South Korea’s Education System, “Amounts to Child Abuse”
August 3rd, 2014Via: New York Times:
After my older brother fell ill from the stress of being a student in South Korea, my mother decided to move me from our home in Seoul to Vancouver for high school to spare me the intense pressure to succeed. She did not want me to suffer like my brother, who had a chest pain that doctors could not diagnose and an allergy so severe he needed to have shots at home.
I was fortunate that my mother recognized the problem and had the means to take me abroad. Most South Korean children’s parents are the main source of the unrelenting pressure put on students.
Thirteen years later, in 2008, I taught advanced English grammar to 11-year-olds at an expensive cram school in the wealthy Seoul neighborhood of Gangnam. The students were serious about studying but their eyes appeared dead.
When I asked a class if they were happy in this environment, one girl hesitantly raised her hand to tell me that she would only be happy if her mother was gone because all her mother knew was how to nag about her academic performance.

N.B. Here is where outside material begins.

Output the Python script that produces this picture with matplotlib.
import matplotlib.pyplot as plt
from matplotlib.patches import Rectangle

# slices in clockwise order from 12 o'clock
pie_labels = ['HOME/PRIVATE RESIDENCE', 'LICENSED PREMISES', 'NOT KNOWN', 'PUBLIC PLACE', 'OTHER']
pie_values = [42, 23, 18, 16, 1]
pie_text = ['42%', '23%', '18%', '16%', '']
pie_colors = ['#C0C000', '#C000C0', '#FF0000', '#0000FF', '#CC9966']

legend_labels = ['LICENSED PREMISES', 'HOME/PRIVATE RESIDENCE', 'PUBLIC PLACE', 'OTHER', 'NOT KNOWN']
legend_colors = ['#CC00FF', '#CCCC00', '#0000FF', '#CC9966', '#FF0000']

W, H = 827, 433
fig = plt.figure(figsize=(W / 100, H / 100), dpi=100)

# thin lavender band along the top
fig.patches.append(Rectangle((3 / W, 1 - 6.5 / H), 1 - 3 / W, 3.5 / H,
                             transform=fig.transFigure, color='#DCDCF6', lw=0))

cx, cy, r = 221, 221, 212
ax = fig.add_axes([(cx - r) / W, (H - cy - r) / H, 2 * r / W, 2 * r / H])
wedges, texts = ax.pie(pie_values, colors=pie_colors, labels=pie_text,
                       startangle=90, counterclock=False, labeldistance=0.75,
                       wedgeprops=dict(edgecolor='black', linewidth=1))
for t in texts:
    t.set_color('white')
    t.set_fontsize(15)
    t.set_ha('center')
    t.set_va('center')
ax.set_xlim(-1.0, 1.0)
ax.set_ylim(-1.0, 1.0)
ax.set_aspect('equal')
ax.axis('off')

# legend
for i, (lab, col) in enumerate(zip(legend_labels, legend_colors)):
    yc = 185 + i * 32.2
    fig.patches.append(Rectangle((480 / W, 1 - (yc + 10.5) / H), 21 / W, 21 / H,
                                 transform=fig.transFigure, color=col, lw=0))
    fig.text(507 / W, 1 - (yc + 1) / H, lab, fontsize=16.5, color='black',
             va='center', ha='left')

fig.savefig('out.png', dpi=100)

The world may look to South Korea as a model for education — its students rank among the best on international education tests — but the system’s dark side casts a long shadow. Dominated by Tiger Moms, cram schools and highly authoritarian teachers, South Korean education produces ranks of overachieving students who pay a stiff price in health and happiness. The entire program amounts to child abuse. It should be reformed and restructured without delay.